Business as usual would collapse Ghana’s fishing industry – Prof Akpalu
Professor Wisdom Akpalu, Director, Environmental and Natural Resource Research Initiative (ENRRI-EfD Ghana), has called for pragmatic steps to address challenges in Ghana’s fisheries sector to save the country’s fishing industry.
“There is a danger that the stocks would completely collapse and the fishermen would not get fish anymore and we have to import all this fish from elsewhere when we are not even sure of their quality,” the Professor said.
Prof. Akpalu said this on Tuesday during an ENRRI-EfD Ghana Round Table Discussion on how to deal with the challenges facing the fishing industry in Ghana.
In a presentation on Fisheries Regulations and Enforcement in Ghana, Prof.
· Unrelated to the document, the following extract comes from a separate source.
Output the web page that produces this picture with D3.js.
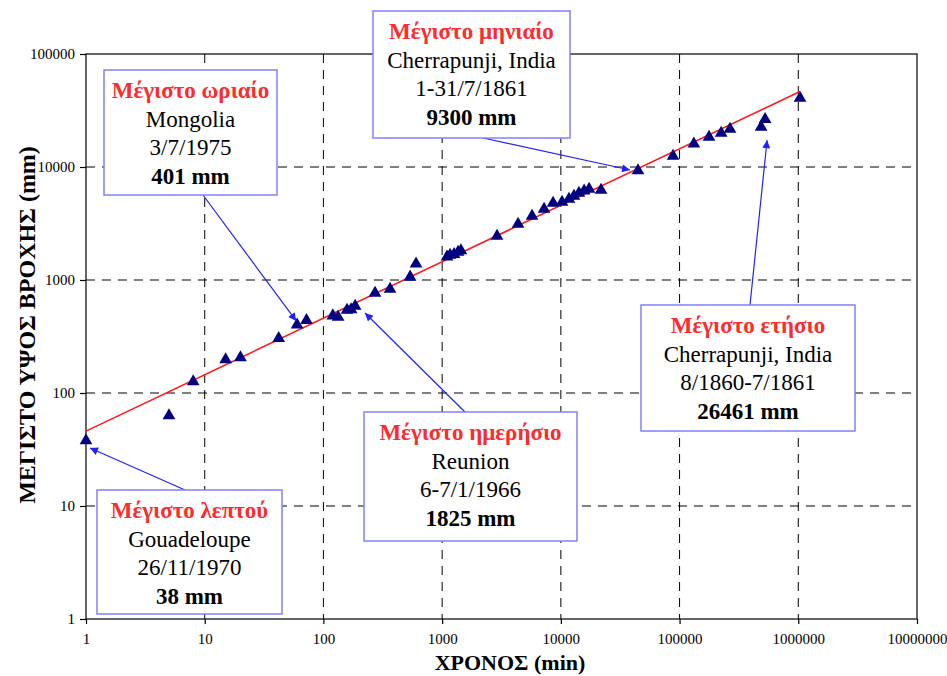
<!DOCTYPE html>
<html>
<head>
<meta charset="utf-8">
<script src="https://cdn.jsdelivr.net/npm/d3@7"></script>
<style>
  body { margin: 0; background: #fff; }
</style>
</head>
<body>
<div id="chart"></div>
<script>
// World record rainfall depths vs duration
const durationMin = [1, 5, 8, 15, 20, 42, 60, 72, 120, 133, 158, 171, 185, 272, 364, 537, 603,
  1099, 1166, 1260, 1361, 1440, 2900, 4360, 5720, 7220, 8600, 10230, 11700, 12900, 14200,
  15700, 17300, 21800, 44640, 88100, 132000, 177000, 224000, 266000, 486000, 525600, 1035000];
const depthMm = [38, 63, 126, 198, 206, 305, 401, 440, 483, 470, 543, 548, 588, 767, 832, 1064, 1387,
  1600, 1664, 1690, 1770, 1825, 2450, 3130, 3680, 4250, 4800, 4900, 5210, 5540, 5890,
  6140, 6390, 6260, 9300, 12500, 16000, 18400, 20000, 21700, 22600, 26461, 40800];

// envelope line (two end points)
const envelopeX = [1, 1035000];
const envelopeY = [46, 46500];

const xTicks = [1, 10, 100, 1000, 10000, 100000, 1000000, 10000000];
const yTicks = [1, 10, 100, 1000, 10000, 100000];

// annotation texts
const noteTitles = ['Μέγιστο ωριαίο', 'Μέγιστο μηνιαίο', 'Μέγιστο ημερήσιο', 'Μέγιστο ετήσιο', 'Μέγιστο λεπτού'];
const notePlaces = ['Mongolia', 'Cherrapunji, India', 'Reunion', 'Cherrapunji, India', 'Gouadeloupe'];
const noteDates = ['3/7/1975', '1-31/7/1861', '6-7/1/1966', '8/1860-7/1861', '26/11/1970'];
const noteValues = ['401 mm', '9300 mm', '1825 mm', '26461 mm', '38 mm'];
// arrow targets in data units [min, mm]
const noteTargets = [[59, 434], [38300, 9400], [224, 510], [546000, 17300], [1.08, 32.6]];

// box layout (pixels) and arrow start points
const noteBoxes = [
  { x: 104, y: 70, w: 173, h: 125, ax: 203, ay: 195 },
  { x: 373, y: 11, w: 197, h: 127, ax: 483, ay: 138 },
  { x: 364, y: 412, w: 213, h: 129, ax: 465, ay: 412 },
  { x: 641, y: 305, w: 214, h: 126, ax: 750, ay: 305 },
  { x: 97, y: 490, w: 185, h: 124, ax: 185, ay: 490 }
];

const FONT = 'Liberation Serif';
const width = 947;
const height = 676;
const plot = { left: 86, right: 917, top: 54, bottom: 619 };

const svg = d3.select('#chart')
  .append('svg')
  .attr('width', width)
  .attr('height', height);

const x = d3.scaleLog().domain([1, 1e7]).range([plot.left, plot.right]);
const y = d3.scaleLog().domain([1, 1e5]).range([plot.bottom, plot.top]);

// dashed grid
svg.append('g')
  .selectAll('line')
  .data(xTicks.slice(1, -1))
  .join('line')
  .attr('x1', d => x(d)).attr('x2', d => x(d))
  .attr('y1', plot.top).attr('y2', plot.bottom)
  .attr('stroke', '#000')
  .attr('stroke-dasharray', '9,7');

svg.append('g')
  .selectAll('line')
  .data(yTicks.slice(1, -1))
  .join('line')
  .attr('x1', plot.left).attr('x2', plot.right)
  .attr('y1', d => y(d)).attr('y2', d => y(d))
  .attr('stroke', '#000')
  .attr('stroke-dasharray', '9,7');

// frame
svg.append('rect')
  .attr('x', plot.left).attr('y', plot.top)
  .attr('width', plot.right - plot.left)
  .attr('height', plot.bottom - plot.top)
  .attr('fill', 'none')
  .attr('stroke', '#000')
  .attr('stroke-width', 1.2);

// axes
const xAxis = svg.append('g')
  .attr('transform', `translate(0,${plot.bottom})`)
  .call(d3.axisBottom(x).tickValues(xTicks).tickFormat(d3.format('d')).tickSize(5).tickSizeOuter(0).tickPadding(9));
const yAxis = svg.append('g')
  .attr('transform', `translate(${plot.left},0)`)
  .call(d3.axisLeft(y).tickValues(yTicks).tickFormat(d3.format('d')).tickSize(6).tickSizeOuter(0).tickPadding(5));

[xAxis, yAxis].forEach(a => {
  a.select('.domain').remove();
  a.selectAll('text')
    .attr('fill', '#000')
    .style('font-family', FONT)
    .style('font-size', '15px');
  a.selectAll('.tick line').attr('stroke', '#000').attr('stroke-width', 1.2);
});

// envelope line
const envelope = envelopeX.map((d, i) => [d, envelopeY[i]]);
svg.append('path')
  .datum(envelope)
  .attr('d', d3.line().x(d => x(d[0])).y(d => y(d[1])))
  .attr('stroke', '#ff1a1a')
  .attr('stroke-width', 1.6)
  .attr('fill', 'none');

// data points
svg.append('g')
  .selectAll('path')
  .data(durationMin.map((d, i) => [d, depthMm[i]]))
  .join('path')
  .attr('transform', d => `translate(${x(d[0])},${y(d[1])})`)
  .attr('d', d3.symbol().type(d3.symbolTriangle).size(70))
  .attr('fill', '#000080');

// arrow marker
svg.append('defs').append('marker')
  .attr('id', 'arrow')
  .attr('viewBox', '0 0 10 10')
  .attr('refX', 10).attr('refY', 5)
  .attr('markerWidth', 11).attr('markerHeight', 8)
  .attr('markerUnits', 'userSpaceOnUse')
  .attr('orient', 'auto')
  .append('path')
  .attr('d', 'M0,0L10,5L0,10z')
  .attr('fill', '#2020ff');

// annotations
noteBoxes.forEach((b, i) => {
  const t = noteTargets[i];
  svg.append('line')
    .attr('x1', b.ax).attr('y1', b.ay)
    .attr('x2', x(t[0])).attr('y2', y(t[1]))
    .attr('stroke', '#2020ff')
    .attr('stroke-width', 1.2)
    .attr('marker-end', 'url(#arrow)');

  const g = svg.append('g');
  g.append('rect')
    .attr('x', b.x).attr('y', b.y)
    .attr('width', b.w).attr('height', b.h)
    .attr('fill', '#fff')
    .attr('stroke', '#8080ff')
    .attr('stroke-width', 1.5);

  const cx = b.x + b.w / 2;
  const lines = [
    { s: noteTitles[i], fill: '#ff2a2a', weight: 'bold' },
    { s: notePlaces[i], fill: '#000', weight: 'normal' },
    { s: noteDates[i], fill: '#000', weight: 'normal' },
    { s: noteValues[i], fill: '#000', weight: 'bold' }
  ];
  lines.forEach((l, k) => {
    g.append('text')
      .attr('x', cx)
      .attr('y', b.y + 28 + k * 28.5)
      .attr('text-anchor', 'middle')
      .attr('fill', l.fill)
      .style('font-family', FONT)
      .style('font-weight', l.weight)
      .style('font-size', '23px')
      .text(l.s);
  });
});

// axis titles
svg.append('text')
  .attr('x', 510)
  .attr('y', 670)
  .attr('text-anchor', 'middle')
  .style('font-family', FONT)
  .style('font-weight', 'bold')
  .style('font-size', '22px')
  .text('ΧΡΟΝΟΣ (min)');

svg.append('text')
  .attr('transform', 'translate(35,325) rotate(-90)')
  .attr('text-anchor', 'middle')
  .style('font-family', FONT)
  .style('font-weight', 'bold')
  .style('font-size', '24px')
  .text('ΜΕΓΙΣΤΟ ΥΨΟΣ ΒΡΟΧΗΣ (mm)');
</script>
</body>
</html>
Akpalu observed the need to sacrifice and resolve issues in the sector since Ghana could not depend solely on imported fish with its huge cost implications.
Professor Akpalu, also the Dean, School of Research and Graduate Studies, GIMPA, informed that there was a gradual decline in catch per canoe: 35.4 tons in 1992 as against 15.5 tons in 2016, which had led to an increasing importation of fish to meet demands on the market.
The Fisheries Economist said this was partly because there were too many canoes involved in fishing in Ghanaian waters. “Currently, Ghana has about 13 thousand canoes when the nation needs about nine thousand to give us the highest benefit,” he informed.
Again, the Academician noted that about 90 per cent artisanal fishermen in Ghana use illegal fishing net meshes and indulge in light fishing, which helped to deplete the fish stock.
He also observed that the pressure exerted on the fishing stock from trawl vessels and the need to install video cameras on them to increase effective monitoring and reduce risk to the lives of law enforcement personnel who had to police them to the high seas.
The Professor indicated that currently, offenders in the fisheries sector were not bothered because sanctions that went with violation of fishing laws were not deterrent enough, which had allowed illegalities in the fisheries sector to continue.
Professor Akpalu observed that fishing was necessary, because, unlike mining it is renewable and it could benefit society many years to come and still be viable and therefore needed to be preserved.
He said the sector must also be taken seriously “because it provided jobs for 2.5 million Ghanaians which included 500,000 women with fish providing about 70 per cent of the protein needs of Ghanaians.
“Fishing contributed about 1-4 per cent annually to the size of the economy, approximately 15 per cent annually to agricultural input, and export revenue to about $15 million annually,” he added.
Prof. Akpalu however hinted that Ghana’s fish and total GDP was declining and should be a source of concern to all.
This Professor attributed the decline to the issue of subsidization of premix fuel in Ghana, observing that subsidizing the fuel to about 60 per cent has encouraged more people to go into fishing, thereby increasing overfishing and helping to deplete Ghana’s fish stock whilst it cost the nation about GH¢200 million a month.
“Won’t it be better to use this money elsewhere to benefit the same fishermen, than to subsidize premix fuel,” he wondered.
He also lamented on how large percentage of premix fuel ended up in wrong hands, enriched private pockets and cost the nation so much money.
In an open discussion after the presentation, some participants observed that a lot of interferences existed in the enforcement of the law such that officers of the law were prevented from doing their work, which affected effective regulation and monitoring of the fishing industry.
Others were of the view that such enforcing officers were sometimes victimized, which deterred others from upholding the law.
Participants were drawn from the various units of the Fisheries Commission, including the Landing Beach Enforcement Committee and the Landing Beach enforcement Unit, academia, and the Media.